Here comes President Clinton. Hail to the Chief. Banners, bunting, balloons, squeals and barricaded streets. Wide eyes and glowing faces. Glowering Clint Eastwood look-alikes mumbling into their sleeves. God Bless the U.S.A.
It's exciting if you're there, excruciating if your freeway on-ramp is blocked. It makes for good TV film. But is it good politics?
Not always, but Clinton's two-day visit to California on the final weekend before the election should provide a slight lift for the state Democratic ticket and also, perhaps, for the battle against Proposition 187.
Clinton is more popular in California--or less unpopular --than he is in the nation as a whole. And his image here has been improving.
In a statewide poll by The Times last week, the President's job performance was approved by 49% of registered voters and disapproved by 45%. That was virtually the opposite of a September state survey.

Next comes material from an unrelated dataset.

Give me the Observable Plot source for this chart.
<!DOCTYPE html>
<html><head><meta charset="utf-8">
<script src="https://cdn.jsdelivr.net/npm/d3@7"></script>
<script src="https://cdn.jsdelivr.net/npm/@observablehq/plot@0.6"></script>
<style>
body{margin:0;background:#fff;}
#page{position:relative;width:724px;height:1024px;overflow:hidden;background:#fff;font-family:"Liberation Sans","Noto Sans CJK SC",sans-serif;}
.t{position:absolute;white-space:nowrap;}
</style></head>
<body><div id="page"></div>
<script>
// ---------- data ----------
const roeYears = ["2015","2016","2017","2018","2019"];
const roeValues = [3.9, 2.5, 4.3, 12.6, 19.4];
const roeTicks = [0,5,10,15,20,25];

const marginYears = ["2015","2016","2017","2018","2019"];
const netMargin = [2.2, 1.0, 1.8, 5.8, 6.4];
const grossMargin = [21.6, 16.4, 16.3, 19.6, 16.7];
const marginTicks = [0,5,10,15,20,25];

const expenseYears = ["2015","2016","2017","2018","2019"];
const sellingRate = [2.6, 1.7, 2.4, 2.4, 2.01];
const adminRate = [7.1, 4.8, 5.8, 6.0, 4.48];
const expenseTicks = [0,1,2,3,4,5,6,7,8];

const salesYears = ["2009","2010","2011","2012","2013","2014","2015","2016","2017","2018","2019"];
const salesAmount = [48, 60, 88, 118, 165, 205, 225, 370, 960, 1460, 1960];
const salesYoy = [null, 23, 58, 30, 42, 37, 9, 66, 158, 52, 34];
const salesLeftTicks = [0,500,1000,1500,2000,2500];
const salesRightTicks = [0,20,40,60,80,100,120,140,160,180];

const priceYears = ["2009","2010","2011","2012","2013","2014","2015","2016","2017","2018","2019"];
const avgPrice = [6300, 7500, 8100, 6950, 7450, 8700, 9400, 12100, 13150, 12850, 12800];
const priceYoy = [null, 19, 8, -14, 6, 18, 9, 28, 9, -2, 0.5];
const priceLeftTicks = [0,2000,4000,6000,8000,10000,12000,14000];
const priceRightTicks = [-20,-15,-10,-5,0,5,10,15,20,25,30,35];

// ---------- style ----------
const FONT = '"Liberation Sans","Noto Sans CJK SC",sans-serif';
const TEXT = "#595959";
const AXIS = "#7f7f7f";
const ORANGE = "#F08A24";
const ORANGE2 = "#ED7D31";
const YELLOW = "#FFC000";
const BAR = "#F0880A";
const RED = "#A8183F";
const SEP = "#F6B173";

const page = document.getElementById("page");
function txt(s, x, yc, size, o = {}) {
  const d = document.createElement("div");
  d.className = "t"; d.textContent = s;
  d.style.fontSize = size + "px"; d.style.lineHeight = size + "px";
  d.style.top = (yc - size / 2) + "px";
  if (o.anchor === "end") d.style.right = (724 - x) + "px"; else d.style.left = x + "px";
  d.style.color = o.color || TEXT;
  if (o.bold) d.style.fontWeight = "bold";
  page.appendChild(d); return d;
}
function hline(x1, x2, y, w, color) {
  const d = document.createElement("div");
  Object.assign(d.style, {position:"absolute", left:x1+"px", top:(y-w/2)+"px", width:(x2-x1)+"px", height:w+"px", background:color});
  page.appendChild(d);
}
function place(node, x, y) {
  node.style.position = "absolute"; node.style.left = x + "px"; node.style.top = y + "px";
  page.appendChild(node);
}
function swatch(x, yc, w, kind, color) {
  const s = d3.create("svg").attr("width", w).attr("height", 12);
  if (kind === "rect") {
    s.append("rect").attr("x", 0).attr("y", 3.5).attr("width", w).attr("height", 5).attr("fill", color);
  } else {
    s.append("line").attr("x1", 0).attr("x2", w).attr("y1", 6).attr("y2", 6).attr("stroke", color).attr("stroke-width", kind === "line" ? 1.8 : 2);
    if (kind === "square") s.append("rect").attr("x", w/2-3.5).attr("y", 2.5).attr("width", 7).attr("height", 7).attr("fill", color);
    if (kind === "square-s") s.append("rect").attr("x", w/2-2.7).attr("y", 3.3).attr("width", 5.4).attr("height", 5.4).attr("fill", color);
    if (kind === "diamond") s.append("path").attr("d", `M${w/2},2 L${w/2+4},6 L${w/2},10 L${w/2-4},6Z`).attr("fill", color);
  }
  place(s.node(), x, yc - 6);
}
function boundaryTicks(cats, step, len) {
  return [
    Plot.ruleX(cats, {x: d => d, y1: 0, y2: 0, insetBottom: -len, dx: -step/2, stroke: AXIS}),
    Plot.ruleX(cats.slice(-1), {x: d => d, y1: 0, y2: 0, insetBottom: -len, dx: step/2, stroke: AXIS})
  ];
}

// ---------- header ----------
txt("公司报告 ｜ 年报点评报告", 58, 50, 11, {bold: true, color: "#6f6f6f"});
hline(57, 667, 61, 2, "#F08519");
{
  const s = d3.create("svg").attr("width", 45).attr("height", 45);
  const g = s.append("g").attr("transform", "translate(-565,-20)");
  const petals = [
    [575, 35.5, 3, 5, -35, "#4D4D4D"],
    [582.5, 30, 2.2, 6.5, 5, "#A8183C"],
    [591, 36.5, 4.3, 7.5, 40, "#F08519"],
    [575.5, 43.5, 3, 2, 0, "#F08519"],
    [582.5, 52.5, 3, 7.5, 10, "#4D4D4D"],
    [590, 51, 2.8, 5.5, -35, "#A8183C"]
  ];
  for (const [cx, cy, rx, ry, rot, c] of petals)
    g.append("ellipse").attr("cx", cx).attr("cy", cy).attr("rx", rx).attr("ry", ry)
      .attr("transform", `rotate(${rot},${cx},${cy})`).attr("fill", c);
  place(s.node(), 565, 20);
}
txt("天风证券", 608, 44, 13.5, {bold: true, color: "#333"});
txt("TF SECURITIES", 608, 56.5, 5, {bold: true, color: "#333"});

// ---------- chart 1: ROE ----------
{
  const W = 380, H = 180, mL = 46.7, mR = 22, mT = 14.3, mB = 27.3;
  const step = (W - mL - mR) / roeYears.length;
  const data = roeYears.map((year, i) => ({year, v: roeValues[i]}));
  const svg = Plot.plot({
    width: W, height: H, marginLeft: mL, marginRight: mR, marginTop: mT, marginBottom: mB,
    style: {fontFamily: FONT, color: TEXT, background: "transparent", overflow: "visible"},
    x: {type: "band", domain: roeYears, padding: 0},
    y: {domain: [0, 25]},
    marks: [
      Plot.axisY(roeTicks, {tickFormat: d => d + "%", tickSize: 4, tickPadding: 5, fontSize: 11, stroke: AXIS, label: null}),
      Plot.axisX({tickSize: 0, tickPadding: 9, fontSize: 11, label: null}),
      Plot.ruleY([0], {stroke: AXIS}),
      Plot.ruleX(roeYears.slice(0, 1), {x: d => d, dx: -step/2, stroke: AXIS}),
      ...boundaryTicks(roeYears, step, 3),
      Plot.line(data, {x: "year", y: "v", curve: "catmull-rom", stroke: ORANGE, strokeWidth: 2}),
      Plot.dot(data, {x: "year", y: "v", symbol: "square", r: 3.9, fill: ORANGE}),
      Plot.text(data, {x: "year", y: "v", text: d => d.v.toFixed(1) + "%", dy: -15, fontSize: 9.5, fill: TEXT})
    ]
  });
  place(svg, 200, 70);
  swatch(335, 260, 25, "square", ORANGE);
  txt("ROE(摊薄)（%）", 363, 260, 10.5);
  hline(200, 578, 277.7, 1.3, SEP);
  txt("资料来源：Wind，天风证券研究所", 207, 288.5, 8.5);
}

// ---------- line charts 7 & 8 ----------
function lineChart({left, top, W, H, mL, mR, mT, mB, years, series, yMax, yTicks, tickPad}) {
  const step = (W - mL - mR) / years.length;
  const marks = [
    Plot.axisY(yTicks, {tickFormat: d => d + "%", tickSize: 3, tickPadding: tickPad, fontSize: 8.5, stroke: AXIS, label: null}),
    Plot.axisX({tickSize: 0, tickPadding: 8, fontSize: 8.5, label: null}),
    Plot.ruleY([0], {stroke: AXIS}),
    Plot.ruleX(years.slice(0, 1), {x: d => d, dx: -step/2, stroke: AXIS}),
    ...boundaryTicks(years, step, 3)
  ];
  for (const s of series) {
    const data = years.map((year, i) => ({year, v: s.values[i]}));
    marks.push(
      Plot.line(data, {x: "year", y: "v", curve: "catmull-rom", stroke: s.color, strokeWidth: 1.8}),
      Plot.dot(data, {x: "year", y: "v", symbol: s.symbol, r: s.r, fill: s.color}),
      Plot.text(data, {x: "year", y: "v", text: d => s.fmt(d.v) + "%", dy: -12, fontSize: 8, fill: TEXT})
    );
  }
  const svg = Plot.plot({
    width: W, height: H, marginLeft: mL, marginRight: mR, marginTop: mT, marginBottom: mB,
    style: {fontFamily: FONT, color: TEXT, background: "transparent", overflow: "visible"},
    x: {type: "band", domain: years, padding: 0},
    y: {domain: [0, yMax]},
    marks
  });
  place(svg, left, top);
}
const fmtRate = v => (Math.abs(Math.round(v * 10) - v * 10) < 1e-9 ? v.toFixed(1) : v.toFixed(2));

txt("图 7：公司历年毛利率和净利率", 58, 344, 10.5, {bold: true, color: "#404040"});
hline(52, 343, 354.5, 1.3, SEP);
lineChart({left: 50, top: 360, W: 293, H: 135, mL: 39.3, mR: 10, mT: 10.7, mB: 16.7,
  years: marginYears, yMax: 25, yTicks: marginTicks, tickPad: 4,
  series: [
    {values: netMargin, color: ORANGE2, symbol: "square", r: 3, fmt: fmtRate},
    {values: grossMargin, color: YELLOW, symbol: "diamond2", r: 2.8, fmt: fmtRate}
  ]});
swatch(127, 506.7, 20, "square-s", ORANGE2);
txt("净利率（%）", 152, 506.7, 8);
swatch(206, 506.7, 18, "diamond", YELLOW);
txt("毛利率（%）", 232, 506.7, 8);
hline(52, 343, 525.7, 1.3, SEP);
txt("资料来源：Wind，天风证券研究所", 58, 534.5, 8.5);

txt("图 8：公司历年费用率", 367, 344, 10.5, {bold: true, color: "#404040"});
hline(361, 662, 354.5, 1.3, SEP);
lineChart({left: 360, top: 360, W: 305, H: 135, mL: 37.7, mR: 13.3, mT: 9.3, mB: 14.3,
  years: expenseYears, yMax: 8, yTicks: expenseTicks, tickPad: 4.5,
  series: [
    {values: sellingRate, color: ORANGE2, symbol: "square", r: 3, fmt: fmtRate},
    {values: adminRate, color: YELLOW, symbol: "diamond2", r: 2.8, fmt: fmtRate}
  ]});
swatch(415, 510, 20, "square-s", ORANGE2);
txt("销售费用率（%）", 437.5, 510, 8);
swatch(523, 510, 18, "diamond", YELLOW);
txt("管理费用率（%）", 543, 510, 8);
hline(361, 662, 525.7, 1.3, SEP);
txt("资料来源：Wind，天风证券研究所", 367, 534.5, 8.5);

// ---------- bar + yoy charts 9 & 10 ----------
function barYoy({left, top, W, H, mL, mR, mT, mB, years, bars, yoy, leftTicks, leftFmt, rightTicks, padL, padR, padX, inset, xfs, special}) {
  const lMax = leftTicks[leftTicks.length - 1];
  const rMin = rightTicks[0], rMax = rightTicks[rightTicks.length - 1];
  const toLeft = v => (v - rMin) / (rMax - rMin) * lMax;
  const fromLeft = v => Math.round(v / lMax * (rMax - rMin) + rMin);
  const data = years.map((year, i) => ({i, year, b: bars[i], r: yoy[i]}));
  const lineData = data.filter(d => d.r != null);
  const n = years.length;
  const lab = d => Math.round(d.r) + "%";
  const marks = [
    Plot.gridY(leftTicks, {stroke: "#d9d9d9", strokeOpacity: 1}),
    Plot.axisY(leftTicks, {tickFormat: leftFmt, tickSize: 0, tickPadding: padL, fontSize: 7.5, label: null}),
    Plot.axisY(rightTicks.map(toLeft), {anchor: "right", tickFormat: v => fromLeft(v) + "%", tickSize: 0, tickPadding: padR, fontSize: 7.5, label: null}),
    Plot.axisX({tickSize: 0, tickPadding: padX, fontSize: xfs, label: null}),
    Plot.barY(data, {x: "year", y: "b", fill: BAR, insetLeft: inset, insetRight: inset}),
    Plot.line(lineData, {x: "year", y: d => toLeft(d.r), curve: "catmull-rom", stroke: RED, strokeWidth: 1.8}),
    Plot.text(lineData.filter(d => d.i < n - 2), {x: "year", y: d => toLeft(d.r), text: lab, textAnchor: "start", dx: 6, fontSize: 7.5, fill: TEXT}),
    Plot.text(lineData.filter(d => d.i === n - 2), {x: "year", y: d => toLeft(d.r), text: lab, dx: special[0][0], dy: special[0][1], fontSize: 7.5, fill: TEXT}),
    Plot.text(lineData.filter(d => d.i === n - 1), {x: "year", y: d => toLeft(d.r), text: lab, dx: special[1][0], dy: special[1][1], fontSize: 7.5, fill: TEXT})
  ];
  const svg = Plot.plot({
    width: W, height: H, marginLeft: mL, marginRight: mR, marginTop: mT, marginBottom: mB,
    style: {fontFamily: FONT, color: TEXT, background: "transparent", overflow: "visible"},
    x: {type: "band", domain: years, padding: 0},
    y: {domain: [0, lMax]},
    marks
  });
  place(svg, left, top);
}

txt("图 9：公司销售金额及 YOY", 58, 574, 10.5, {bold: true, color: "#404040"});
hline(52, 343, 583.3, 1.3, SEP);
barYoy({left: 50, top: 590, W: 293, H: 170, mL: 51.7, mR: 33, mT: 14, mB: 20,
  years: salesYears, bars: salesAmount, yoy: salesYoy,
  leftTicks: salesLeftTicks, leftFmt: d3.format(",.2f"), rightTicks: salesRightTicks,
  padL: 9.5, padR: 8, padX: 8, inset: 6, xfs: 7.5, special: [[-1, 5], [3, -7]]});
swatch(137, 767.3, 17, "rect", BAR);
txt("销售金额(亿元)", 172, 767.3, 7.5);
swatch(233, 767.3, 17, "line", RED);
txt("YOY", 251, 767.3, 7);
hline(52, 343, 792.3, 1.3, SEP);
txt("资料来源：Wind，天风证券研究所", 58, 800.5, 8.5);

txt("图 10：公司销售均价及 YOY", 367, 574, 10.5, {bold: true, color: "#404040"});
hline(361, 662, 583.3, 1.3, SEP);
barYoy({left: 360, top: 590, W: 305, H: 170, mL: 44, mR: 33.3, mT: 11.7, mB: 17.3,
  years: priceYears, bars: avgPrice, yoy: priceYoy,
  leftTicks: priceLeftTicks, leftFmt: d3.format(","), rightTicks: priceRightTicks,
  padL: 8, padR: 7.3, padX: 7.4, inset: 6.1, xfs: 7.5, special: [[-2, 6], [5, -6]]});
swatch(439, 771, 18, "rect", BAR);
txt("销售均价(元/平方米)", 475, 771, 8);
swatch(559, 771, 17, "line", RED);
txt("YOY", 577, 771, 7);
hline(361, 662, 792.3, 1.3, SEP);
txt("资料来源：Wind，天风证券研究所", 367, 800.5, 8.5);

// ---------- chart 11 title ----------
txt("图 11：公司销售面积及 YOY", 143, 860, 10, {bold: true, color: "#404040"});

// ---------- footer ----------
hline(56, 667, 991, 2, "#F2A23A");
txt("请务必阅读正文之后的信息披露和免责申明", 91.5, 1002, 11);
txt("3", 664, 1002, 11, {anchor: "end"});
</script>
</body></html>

A nationwide Times poll two weeks ago found Clinton with a negative rating, 45%-51%. His numbers were slightly worse in September.

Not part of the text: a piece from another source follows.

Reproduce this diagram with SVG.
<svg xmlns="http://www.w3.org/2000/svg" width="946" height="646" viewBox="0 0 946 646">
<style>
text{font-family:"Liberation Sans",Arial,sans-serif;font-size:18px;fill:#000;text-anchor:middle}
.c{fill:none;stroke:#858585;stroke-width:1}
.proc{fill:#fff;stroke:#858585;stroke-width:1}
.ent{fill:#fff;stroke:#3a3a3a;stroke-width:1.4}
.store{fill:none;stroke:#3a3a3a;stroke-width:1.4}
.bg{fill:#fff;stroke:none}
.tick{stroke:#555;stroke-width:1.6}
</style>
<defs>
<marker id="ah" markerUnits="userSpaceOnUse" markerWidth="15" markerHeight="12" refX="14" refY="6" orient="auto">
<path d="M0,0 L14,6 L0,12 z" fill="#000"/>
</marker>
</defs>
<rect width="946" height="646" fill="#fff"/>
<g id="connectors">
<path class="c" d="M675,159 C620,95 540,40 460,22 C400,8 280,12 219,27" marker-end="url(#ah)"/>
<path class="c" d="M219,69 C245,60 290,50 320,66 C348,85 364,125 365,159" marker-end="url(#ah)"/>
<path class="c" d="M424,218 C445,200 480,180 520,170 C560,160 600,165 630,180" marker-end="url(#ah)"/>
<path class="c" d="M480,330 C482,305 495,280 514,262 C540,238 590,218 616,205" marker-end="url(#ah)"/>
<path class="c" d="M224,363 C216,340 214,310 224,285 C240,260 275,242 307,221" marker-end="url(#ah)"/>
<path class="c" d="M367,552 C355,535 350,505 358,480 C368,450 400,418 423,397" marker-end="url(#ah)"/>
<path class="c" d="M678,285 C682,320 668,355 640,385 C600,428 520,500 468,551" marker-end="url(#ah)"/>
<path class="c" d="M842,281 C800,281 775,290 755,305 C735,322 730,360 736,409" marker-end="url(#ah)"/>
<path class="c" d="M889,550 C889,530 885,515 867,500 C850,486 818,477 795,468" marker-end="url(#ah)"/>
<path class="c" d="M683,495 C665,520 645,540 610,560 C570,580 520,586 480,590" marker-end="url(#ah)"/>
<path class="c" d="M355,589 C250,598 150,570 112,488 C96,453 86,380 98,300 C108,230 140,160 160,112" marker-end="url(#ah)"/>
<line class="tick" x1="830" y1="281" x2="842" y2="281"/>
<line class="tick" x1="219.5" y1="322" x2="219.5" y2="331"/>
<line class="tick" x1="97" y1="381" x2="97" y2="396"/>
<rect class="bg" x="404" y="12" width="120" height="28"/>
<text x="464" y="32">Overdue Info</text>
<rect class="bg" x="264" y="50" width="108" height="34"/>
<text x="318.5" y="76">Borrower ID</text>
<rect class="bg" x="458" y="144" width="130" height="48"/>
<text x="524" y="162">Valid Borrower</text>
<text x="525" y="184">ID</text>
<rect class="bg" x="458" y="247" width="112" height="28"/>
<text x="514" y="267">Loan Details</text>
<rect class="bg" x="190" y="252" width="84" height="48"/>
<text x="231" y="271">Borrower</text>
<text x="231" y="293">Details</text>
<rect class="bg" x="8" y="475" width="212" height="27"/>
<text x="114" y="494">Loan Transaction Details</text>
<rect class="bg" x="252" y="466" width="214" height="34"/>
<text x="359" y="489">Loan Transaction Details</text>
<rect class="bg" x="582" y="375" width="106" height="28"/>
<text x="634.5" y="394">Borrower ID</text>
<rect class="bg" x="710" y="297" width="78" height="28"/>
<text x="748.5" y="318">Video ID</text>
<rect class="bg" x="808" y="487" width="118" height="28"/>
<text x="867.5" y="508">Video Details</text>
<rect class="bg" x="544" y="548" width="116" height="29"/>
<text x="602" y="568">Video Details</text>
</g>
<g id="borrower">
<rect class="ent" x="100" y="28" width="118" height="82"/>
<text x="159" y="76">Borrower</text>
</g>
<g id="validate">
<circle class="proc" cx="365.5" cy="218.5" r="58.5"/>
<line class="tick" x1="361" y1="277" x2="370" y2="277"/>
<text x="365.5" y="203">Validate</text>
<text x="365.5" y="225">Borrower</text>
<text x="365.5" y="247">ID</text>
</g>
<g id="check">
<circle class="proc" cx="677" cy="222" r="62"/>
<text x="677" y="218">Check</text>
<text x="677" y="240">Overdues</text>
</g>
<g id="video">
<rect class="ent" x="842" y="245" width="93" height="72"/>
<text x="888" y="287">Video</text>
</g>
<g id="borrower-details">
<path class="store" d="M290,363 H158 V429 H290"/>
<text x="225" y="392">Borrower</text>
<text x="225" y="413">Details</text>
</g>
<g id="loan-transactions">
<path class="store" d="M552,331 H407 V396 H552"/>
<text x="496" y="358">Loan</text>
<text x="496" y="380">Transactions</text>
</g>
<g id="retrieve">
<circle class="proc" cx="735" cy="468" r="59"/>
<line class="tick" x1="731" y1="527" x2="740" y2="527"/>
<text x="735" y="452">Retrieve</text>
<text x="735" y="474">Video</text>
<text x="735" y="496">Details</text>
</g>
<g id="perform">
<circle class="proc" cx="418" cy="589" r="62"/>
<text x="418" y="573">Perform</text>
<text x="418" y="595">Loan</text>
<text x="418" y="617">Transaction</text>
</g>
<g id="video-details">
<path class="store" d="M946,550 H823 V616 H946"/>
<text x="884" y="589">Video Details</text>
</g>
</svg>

The President's political value in California, however, is not his power to persuade but his ability to motivate--not just Democrats to vote, but also to coax their neighbors to the polls. Anybody who would blindly follow Bill Clinton's political advice already is committed to voting for Sen. Dianne Feinstein and gubernatorial nominee Kathleen Brown.
What Feinstein and Brown need are volunteers to help generate big turnouts in Democratic precincts--during a year when low turnouts are expected and Republican activists have been more enthusiastic.

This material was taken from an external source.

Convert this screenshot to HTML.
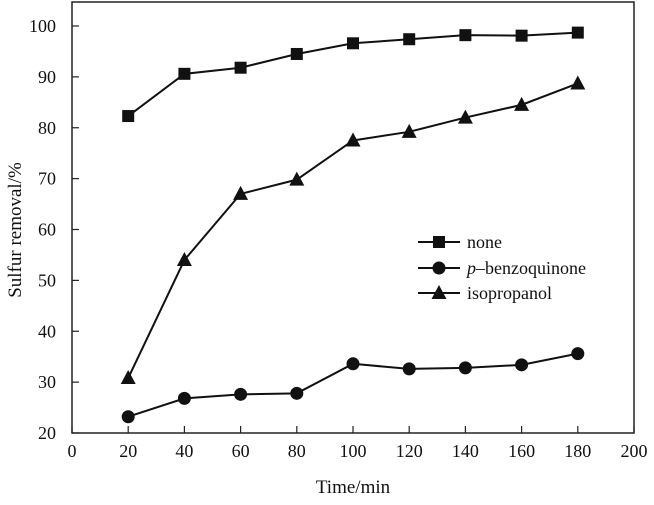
<!DOCTYPE html>
<html><head><meta charset="utf-8"><style>
body{margin:0;background:#fff}
text{font-family:"Liberation Serif",serif;fill:#111}
</style></head><body>
<svg id="c" width="654" height="500" xmlns="http://www.w3.org/2000/svg"></svg>
<script>
const xTicks=[0,20,40,60,80,100,120,140,160,180,200];
const yTicks=[20,30,40,50,60,70,80,90,100];
const times=[20,40,60,80,100,120,140,160,180];
const noneVals=[82.3,90.6,91.8,94.5,96.6,97.4,98.2,98.1,98.7];
const pbqVals=[23.2,26.8,27.6,27.8,33.6,32.6,32.8,33.4,35.6];
const isoVals=[30.8,54.0,67.0,69.8,77.5,79.2,82.0,84.5,88.7];
const seriesNames=["none","p-benzoquinone","isopropanol"];

const svg=document.getElementById('c');
const NS='http://www.w3.org/2000/svg';
const L=72,R=634,T=2,B=433;
const sx=v=>L+(v-0)/(200-0)*(R-L);
const sy=v=>B-(v-20)/(100-20)*(B-26);
function mk(tag,attrs,txt){const e=document.createElementNS(NS,tag);for(const k in attrs)e.setAttribute(k,attrs[k]);if(txt!=null)e.textContent=txt;svg.appendChild(e);return e;}

const frame=mk('rect',{x:L,y:T,width:R-L,height:B-T,fill:'none',stroke:'#222','stroke-width':1.5});



xTicks.forEach(v=>{
  const t=mk('line',{x1:sx(v),x2:sx(v),y1:B,y2:B-7,stroke:'#222','stroke-width':1.2});
  
  
  const l=mk('text',{x:sx(v),y:B+24,'text-anchor':'middle','font-size':18},v);
  
  
});
yTicks.forEach(v=>{
  const t=mk('line',{x1:L,x2:L+7,y1:sy(v),y2:sy(v),stroke:'#222','stroke-width':1.2});
  
  
  const l=mk('text',{x:L-16,y:sy(v)+6,'text-anchor':'end','font-size':18},v);
  
  
});
const xt=mk('text',{x:353,y:493,'text-anchor':'middle','font-size':19},'Time/min');


const yt=mk('text',{x:0,y:0,'text-anchor':'middle','font-size':19,transform:'translate(21,230) rotate(-90)'},'Sulfur removal/%');



function marker(shape,x,y){
  let m;
  if(shape==='sq')m=mk('rect',{x:x-6,y:y-6,width:12,height:12,fill:'#111'});
  else if(shape==='ci')m=mk('circle',{cx:x,cy:y,r:6.5,fill:'#111'});
  else m=mk('polygon',{points:`${x},${y-8} ${x-7.5},${y+6} ${x+7.5},${y+6}`,fill:'#111'});
  return m;
}
const all=[[noneVals,'sq','series-none'],[pbqVals,'ci','series-p-benzoquinone'],[isoVals,'tr','series-isopropanol']];
all.forEach(([vals,sh,name])=>{
  const p=mk('polyline',{points:vals.map((v,i)=>sx(times[i])+','+sy(v)).join(' '),fill:'none',stroke:'#111','stroke-width':2});
  
  
  vals.forEach((v,i)=>{
    const m=marker(sh,sx(times[i]),sy(v));
    
    
  });
});
const legY=[242,268,293];
all.forEach(([vals,sh,name],i)=>{
  const l=mk('line',{x1:418,x2:460,y1:legY[i],y2:legY[i],stroke:'#111','stroke-width':2});
  
  
  const m=marker(sh,439,legY[i]);
  
  
  let t;
  if(i===1){
    t=mk('text',{x:467,y:legY[i]+6,'font-size':18});
    const a=document.createElementNS(NS,'tspan');a.setAttribute('font-style','italic');a.textContent='p';t.appendChild(a);
    const b=document.createElementNS(NS,'tspan');b.textContent='\u2013benzoquinone';t.appendChild(b);
  } else t=mk('text',{x:467,y:legY[i]+6,'font-size':18},seriesNames[i]);
  
  
});
</script>
</body></html>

Clinton will try to inject some warm nostalgia: Remember the glory days of '92, when California Democrats mounted their biggest grass-roots effort ever. The party's presidential candidate carried the state, breaking a six-election losing streak. Democrats won both Senate seats. Remember the hatred for George Bush.
Remember the demand for change.
Yes, remember. Change really didn't happen, not as promised. So the mood of many voters has changed, from hope to anger.
"The less Bill Clinton is seen in the Central Valley, the better off Democratic candidates are going to be," says veteran consultant Darry Sragow, who is managing the tough reelection campaign of U.S. Rep. Richard H. Lehman (D-North Fork). In this congressional district, where party registration is closely divided but voters lean Republican, the President's poll numbers are very negative. Lehman's opponent has promised to "wrap Clinton around his neck."
Sragow understands Clinton's personal agenda: It is to use his current cross-country swing to polish his image and begin campaigning for reelection in 1996. "In the longer term, it's imperative for Democrats that the President regain his strength," Sragow says. "Nevertheless, for those of us trying to live through the next week, there's an argument to be made that the President ought to begin repairing his California base on or after Nov. 9."
Steven A. Merksamer, a sometimes GOP strategist, points out the risk for Democratic candidates in Clinton's visit: "He symbolizes a Washington, D.C., that is viewed as rotten and unresponsive and increasingly corrupt. Voters are looking for candidates to stand up to Bill Clinton, not to kowtow to Bill Clinton. If he could just do fund-raisers with the Hollywood glitterati and stay away from the rest of the state, that would be a net plus. But he can't. He's the President of the United States."
Even if Clinton's overt politicking is confined to just two big rallies--one on the Los Angeles City Hall steps Friday afternoon and the other in Oakland Saturday--he will be highlighted all over the state on TV news. He can campaign in the two regions where he is most popular--L.A. County and the Bay Area--but the entire state will be watching.
Feinstein and Brown, however, will be happy to see Air Force One.
"We're very nervous about voter turnout," concedes Kam Kuwata, Feinstein's campaign manager. Polls show the incumbent with only a small lead over Rep. Mike Huffington, who continues to pour his own millions into saturation TV advertising.
Any chance underdog Brown has of upsetting Gov. Pete Wilson depends on a big turnout of minority and female Democrats, perhaps motivated to oppose Proposition 187, the illegal immigration initiative.
The state Democratic party will use Clinton's pep rallies to reward its precinct captains--they'll get reserved seats up front--and to recruit more Election Day volunteers.
As for Clinton, he probably figures Feinstein will win and he can claim partial credit. And if Brown loses, that was expected anyway and nobody will blame him.
Lehman just hopes nobody in his district watches the TV news.